### WHAT IS EXPECTED
Print again only this span: the line with "Recreate this image as a Python", the line with "return RH - ref_y", and all lines between them, exactly as given.

### EXERCISE MATERIALS
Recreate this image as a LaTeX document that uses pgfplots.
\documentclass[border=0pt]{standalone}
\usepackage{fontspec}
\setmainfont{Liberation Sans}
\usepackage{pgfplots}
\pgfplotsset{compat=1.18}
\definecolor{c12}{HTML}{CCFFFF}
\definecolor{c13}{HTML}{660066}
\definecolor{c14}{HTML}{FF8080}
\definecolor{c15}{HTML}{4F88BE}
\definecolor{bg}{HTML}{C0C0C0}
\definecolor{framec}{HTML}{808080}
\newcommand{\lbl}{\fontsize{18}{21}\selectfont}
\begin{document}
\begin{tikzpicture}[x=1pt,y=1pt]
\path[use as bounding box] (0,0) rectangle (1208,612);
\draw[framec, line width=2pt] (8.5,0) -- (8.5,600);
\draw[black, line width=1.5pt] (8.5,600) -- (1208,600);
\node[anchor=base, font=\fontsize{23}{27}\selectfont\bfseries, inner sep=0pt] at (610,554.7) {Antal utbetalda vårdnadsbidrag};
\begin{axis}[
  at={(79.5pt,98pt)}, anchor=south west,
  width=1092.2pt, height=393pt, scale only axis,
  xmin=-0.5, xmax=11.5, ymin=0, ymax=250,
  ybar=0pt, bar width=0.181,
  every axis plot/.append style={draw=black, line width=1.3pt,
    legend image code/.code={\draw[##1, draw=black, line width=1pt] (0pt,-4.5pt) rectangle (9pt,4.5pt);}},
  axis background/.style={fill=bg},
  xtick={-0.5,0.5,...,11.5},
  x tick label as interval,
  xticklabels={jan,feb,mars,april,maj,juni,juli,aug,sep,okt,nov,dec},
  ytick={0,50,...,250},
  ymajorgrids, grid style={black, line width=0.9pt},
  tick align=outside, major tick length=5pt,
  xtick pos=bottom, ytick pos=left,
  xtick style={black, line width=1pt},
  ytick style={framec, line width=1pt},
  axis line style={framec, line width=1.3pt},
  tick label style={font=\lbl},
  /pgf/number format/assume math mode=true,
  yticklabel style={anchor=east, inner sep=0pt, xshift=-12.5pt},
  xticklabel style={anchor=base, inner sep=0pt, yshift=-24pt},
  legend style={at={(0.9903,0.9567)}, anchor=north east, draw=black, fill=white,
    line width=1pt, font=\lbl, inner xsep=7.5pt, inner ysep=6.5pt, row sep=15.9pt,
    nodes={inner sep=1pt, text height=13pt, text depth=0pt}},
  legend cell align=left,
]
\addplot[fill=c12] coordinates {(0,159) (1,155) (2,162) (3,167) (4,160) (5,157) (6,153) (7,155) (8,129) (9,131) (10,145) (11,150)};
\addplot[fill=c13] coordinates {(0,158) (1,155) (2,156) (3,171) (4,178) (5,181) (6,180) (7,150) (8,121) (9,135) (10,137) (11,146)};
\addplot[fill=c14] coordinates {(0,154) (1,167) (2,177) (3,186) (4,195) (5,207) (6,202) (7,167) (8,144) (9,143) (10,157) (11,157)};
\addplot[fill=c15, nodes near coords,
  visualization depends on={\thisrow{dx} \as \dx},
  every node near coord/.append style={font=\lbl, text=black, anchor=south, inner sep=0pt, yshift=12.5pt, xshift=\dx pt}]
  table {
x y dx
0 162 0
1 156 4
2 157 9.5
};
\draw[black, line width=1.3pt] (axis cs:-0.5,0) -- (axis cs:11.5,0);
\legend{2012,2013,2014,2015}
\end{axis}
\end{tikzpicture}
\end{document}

==

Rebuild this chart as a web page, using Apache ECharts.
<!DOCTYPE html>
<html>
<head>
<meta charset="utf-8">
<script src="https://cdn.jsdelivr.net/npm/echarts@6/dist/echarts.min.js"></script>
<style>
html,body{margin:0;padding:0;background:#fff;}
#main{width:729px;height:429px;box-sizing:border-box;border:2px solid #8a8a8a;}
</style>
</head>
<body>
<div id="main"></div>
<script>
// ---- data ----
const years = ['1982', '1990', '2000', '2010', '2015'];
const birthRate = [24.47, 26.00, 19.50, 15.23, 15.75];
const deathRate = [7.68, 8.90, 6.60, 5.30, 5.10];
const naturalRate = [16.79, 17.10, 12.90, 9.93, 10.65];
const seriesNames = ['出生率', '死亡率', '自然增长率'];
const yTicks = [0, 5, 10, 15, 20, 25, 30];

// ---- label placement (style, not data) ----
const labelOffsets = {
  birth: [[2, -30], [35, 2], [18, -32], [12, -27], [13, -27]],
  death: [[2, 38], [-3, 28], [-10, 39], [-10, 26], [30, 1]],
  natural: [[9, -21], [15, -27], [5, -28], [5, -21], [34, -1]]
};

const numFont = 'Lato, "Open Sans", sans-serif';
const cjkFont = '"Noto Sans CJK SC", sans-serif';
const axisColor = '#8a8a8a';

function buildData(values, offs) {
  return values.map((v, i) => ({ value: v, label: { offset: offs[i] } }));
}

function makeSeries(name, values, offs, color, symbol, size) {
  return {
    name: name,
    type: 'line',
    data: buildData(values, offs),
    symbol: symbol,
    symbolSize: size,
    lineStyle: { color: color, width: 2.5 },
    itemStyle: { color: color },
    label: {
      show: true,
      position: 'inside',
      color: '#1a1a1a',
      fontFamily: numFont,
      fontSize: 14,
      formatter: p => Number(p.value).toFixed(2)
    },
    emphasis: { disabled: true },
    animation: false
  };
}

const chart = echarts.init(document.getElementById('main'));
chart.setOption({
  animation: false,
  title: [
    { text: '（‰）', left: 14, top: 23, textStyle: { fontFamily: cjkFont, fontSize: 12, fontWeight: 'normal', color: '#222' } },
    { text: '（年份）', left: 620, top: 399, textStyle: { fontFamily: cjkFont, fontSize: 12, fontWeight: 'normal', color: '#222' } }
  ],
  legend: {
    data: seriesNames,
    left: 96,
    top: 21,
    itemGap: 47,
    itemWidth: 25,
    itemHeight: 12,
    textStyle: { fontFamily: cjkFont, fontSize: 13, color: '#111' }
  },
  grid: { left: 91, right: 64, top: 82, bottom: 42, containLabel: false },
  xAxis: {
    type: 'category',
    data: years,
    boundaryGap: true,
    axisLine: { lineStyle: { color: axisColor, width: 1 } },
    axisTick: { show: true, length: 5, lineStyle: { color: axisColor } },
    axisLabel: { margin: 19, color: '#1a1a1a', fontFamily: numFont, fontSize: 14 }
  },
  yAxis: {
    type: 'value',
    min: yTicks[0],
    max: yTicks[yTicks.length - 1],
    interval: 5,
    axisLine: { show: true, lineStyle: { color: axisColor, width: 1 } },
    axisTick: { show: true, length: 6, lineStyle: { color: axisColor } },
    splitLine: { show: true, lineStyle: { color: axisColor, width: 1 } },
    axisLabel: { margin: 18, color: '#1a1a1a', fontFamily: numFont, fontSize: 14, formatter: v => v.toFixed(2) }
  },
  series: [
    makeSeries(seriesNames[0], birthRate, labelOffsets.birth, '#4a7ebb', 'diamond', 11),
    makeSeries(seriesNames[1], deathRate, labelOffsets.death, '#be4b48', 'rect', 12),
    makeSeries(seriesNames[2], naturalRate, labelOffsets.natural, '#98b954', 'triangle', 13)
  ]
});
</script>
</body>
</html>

---

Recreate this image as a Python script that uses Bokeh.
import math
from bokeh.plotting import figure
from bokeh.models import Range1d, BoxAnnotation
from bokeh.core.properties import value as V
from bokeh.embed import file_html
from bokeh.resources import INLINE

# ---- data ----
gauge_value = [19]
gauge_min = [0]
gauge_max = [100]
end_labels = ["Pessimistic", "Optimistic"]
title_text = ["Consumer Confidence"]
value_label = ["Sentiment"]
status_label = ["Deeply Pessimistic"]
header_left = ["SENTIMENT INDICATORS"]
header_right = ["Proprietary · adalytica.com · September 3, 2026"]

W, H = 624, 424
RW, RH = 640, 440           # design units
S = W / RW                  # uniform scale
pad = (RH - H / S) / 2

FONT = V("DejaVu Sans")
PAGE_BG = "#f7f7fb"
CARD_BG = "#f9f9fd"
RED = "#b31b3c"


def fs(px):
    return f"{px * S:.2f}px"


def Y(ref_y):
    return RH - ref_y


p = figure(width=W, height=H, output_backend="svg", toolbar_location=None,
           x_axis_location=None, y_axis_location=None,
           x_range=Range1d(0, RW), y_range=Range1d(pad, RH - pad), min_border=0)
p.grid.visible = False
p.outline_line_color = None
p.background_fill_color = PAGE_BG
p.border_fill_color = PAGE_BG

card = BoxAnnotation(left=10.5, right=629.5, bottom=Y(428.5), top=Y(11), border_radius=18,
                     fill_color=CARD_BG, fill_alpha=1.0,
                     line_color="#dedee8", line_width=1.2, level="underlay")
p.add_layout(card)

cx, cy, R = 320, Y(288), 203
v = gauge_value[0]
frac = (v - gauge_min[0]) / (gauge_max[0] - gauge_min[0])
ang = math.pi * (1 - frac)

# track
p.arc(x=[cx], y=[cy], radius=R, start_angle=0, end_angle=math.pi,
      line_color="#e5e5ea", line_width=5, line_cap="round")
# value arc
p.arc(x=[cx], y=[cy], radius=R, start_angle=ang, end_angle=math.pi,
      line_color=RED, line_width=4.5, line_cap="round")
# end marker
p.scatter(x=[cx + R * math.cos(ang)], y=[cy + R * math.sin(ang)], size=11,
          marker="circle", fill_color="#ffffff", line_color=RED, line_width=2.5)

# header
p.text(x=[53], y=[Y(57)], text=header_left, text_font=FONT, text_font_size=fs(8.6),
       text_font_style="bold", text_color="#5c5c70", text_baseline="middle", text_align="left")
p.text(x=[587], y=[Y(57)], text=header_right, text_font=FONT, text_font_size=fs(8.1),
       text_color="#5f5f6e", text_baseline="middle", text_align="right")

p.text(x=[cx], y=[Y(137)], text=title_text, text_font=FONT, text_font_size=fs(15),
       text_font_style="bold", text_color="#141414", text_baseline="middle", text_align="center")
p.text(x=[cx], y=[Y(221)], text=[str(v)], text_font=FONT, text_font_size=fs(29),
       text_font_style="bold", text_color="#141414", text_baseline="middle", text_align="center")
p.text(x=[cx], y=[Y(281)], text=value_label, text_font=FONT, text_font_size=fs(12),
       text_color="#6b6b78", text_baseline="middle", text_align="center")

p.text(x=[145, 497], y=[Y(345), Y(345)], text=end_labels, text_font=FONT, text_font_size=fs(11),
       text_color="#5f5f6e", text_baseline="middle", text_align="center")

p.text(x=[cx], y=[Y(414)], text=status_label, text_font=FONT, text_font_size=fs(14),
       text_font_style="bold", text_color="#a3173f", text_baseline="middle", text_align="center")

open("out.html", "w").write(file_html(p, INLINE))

### SOLUTION TO THIS PROBLEM
Recreate this image as a Python script that uses Bokeh.
import math
from bokeh.plotting import figure
from bokeh.models import Range1d, BoxAnnotation
from bokeh.core.properties import value as V
from bokeh.embed import file_html
from bokeh.resources import INLINE

# ---- data ----
gauge_value = [19]
gauge_min = [0]
gauge_max = [100]
end_labels = ["Pessimistic", "Optimistic"]
title_text = ["Consumer Confidence"]
value_label = ["Sentiment"]
status_label = ["Deeply Pessimistic"]
header_left = ["SENTIMENT INDICATORS"]
header_right = ["Proprietary · adalytica.com · September 3, 2026"]

W, H = 624, 424
RW, RH = 640, 440           # design units
S = W / RW                  # uniform scale
pad = (RH - H / S) / 2

FONT = V("DejaVu Sans")
PAGE_BG = "#f7f7fb"
CARD_BG = "#f9f9fd"
RED = "#b31b3c"


def fs(px):
    return f"{px * S:.2f}px"


def Y(ref_y):
    return RH - ref_y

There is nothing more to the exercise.